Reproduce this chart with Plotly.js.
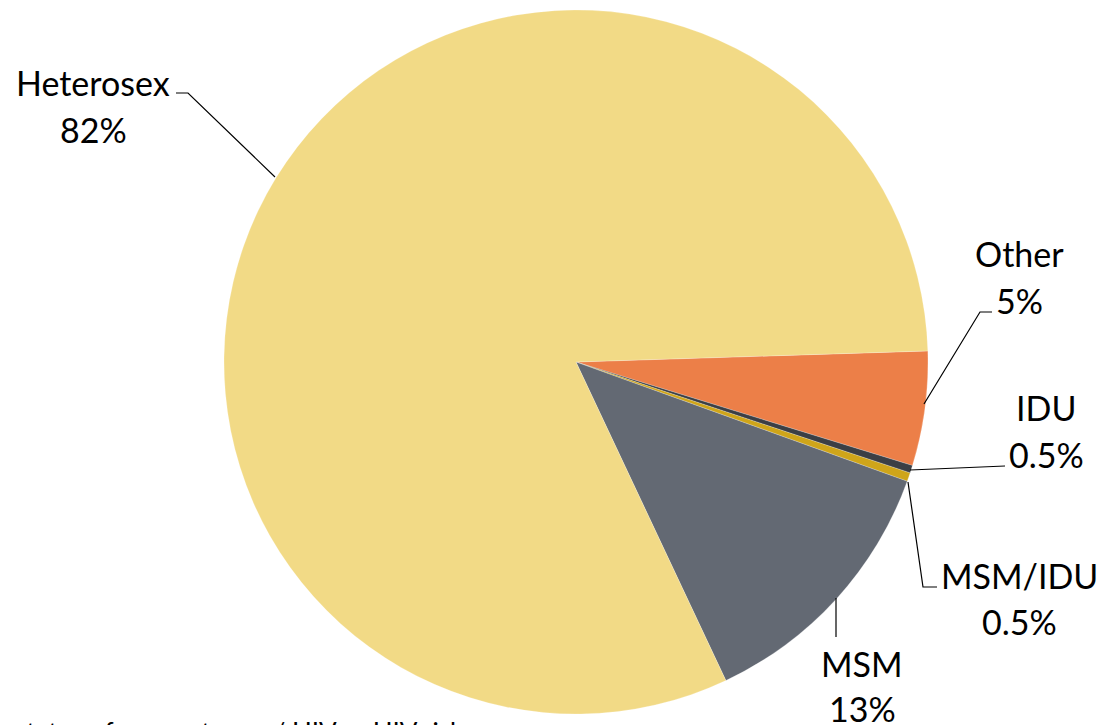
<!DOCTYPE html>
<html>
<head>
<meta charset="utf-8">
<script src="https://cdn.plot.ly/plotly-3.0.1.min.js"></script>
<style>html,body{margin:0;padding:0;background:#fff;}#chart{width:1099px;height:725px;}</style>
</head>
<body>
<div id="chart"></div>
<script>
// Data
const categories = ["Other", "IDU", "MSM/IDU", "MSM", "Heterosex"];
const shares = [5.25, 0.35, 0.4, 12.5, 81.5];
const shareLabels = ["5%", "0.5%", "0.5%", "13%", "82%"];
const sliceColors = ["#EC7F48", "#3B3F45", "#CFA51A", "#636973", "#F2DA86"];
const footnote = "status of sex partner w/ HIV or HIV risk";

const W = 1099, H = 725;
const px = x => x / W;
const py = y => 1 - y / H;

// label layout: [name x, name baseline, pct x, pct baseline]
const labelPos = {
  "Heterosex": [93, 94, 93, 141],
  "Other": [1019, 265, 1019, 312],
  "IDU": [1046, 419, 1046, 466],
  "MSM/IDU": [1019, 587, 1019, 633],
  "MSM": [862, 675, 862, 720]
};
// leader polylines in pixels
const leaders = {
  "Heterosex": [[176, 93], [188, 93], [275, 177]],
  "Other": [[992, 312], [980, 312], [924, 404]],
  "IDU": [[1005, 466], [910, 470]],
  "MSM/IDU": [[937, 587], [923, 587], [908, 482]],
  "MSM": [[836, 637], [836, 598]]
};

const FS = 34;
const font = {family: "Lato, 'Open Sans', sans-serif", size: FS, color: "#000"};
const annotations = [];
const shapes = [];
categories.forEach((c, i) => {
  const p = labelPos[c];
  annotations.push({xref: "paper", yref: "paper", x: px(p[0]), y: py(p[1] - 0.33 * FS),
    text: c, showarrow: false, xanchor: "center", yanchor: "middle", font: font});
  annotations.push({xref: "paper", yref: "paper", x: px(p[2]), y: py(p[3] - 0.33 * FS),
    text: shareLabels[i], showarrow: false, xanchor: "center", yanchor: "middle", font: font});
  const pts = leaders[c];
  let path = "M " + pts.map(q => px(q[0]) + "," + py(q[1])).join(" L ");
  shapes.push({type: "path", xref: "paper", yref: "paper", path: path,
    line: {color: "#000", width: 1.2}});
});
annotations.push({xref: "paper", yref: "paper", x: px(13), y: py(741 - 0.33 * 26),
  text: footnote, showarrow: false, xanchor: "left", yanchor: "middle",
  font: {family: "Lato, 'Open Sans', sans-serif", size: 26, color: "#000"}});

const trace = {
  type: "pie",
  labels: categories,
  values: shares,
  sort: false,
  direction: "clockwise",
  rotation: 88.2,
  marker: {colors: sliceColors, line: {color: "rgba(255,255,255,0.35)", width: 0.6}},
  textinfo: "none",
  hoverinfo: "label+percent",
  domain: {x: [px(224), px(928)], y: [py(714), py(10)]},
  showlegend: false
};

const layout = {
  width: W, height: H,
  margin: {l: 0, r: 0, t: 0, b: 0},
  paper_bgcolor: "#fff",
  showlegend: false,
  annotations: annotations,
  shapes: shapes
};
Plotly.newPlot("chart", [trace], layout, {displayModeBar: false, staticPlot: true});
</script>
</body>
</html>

-*-*-

→ **Task statement**: Would you reproduce the lines above, from the very first through the line containing "const py = y => 1 - y / H;", exactly and without the pictures?

→ **Task answer**:
Reproduce this chart with Plotly.js.
<!DOCTYPE html>
<html>
<head>
<meta charset="utf-8">
<script src="https://cdn.plot.ly/plotly-3.0.1.min.js"></script>
<style>html,body{margin:0;padding:0;background:#fff;}#chart{width:1099px;height:725px;}</style>
</head>
<body>
<div id="chart"></div>
<script>
// Data
const categories = ["Other", "IDU", "MSM/IDU", "MSM", "Heterosex"];
const shares = [5.25, 0.35, 0.4, 12.5, 81.5];
const shareLabels = ["5%", "0.5%", "0.5%", "13%", "82%"];
const sliceColors = ["#EC7F48", "#3B3F45", "#CFA51A", "#636973", "#F2DA86"];
const footnote = "status of sex partner w/ HIV or HIV risk";

const W = 1099, H = 725;
const px = x => x / W;
const py = y => 1 - y / H;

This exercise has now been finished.